WRITTEN TASK. Transcribe the listing in full, excluding any pictures.

SOURCE EXCERPT.
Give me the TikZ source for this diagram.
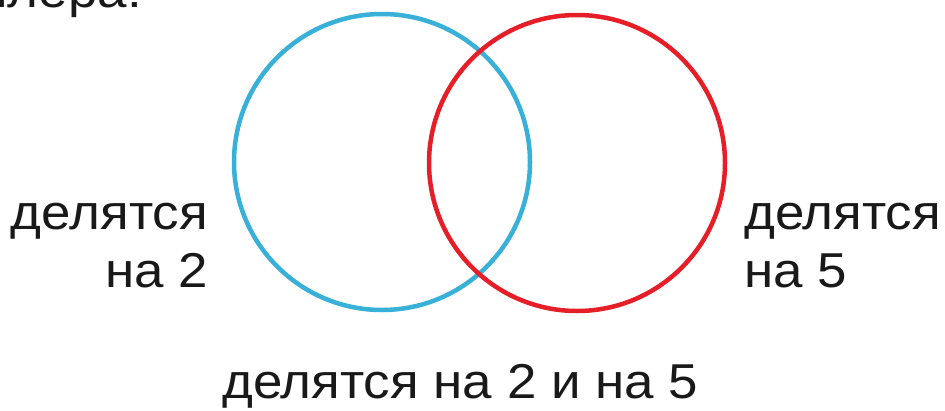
\documentclass[tikz,border=0pt]{standalone}
\usepackage{fontspec}
\setmainfont{Liberation Sans}[FakeStretch=1.08]
\definecolor{cblue}{RGB}{56,176,216}
\definecolor{cred}{RGB}{230,30,40}
\begin{document}
\begin{tikzpicture}[x=1pt,y=-1pt,
  lbl/.style={inner sep=0pt,font=\fontsize{49}{58}\selectfont,text=black!90},
  ring/.style={line width=4.5pt}]
\clip (0,0) rectangle (945,410);
\useasboundingbox (0,0) rectangle (945,410);
\node[lbl,anchor=base east] (top) at (142,7) {Эйлера:};
\node[ring,draw=cblue,circle,minimum size=296pt] (two) at (382,162) {};
\node[ring,draw=cred,circle,minimum size=296pt] (five) at (577,163) {};
\node[lbl,anchor=base east] (l1) at (208,229) {делятся};
\node[lbl,anchor=base east] (l2) at (208,287) {на 2};
\node[lbl,anchor=base west] (r1) at (744,229) {делятся};
\node[lbl,anchor=base west] (r2) at (744,287) {на 5};
\node[lbl,anchor=base west] (b) at (222,398) {делятся на 2 и на 5};
\end{tikzpicture}
\end{document}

WRITTEN RESPONSE.
Give me the TikZ source for this diagram.
\documentclass[tikz,border=0pt]{standalone}
\usepackage{fontspec}
\setmainfont{Liberation Sans}[FakeStretch=1.08]
\definecolor{cblue}{RGB}{56,176,216}
\definecolor{cred}{RGB}{230,30,40}
\begin{document}
\begin{tikzpicture}[x=1pt,y=-1pt,
  lbl/.style={inner sep=0pt,font=\fontsize{49}{58}\selectfont,text=black!90},
  ring/.style={line width=4.5pt}]
\clip (0,0) rectangle (945,410);
\useasboundingbox (0,0) rectangle (945,410);
\node[lbl,anchor=base east] (top) at (142,7) {Эйлера:};
\node[ring,draw=cblue,circle,minimum size=296pt] (two) at (382,162) {};
\node[ring,draw=cred,circle,minimum size=296pt] (five) at (577,163) {};
\node[lbl,anchor=base east] (l1) at (208,229) {делятся};
\node[lbl,anchor=base east] (l2) at (208,287) {на 2};
\node[lbl,anchor=base west] (r1) at (744,229) {делятся};
\node[lbl,anchor=base west] (r2) at (744,287) {на 5};
\node[lbl,anchor=base west] (b) at (222,398) {делятся на 2 и на 5};
\end{tikzpicture}
\end{document}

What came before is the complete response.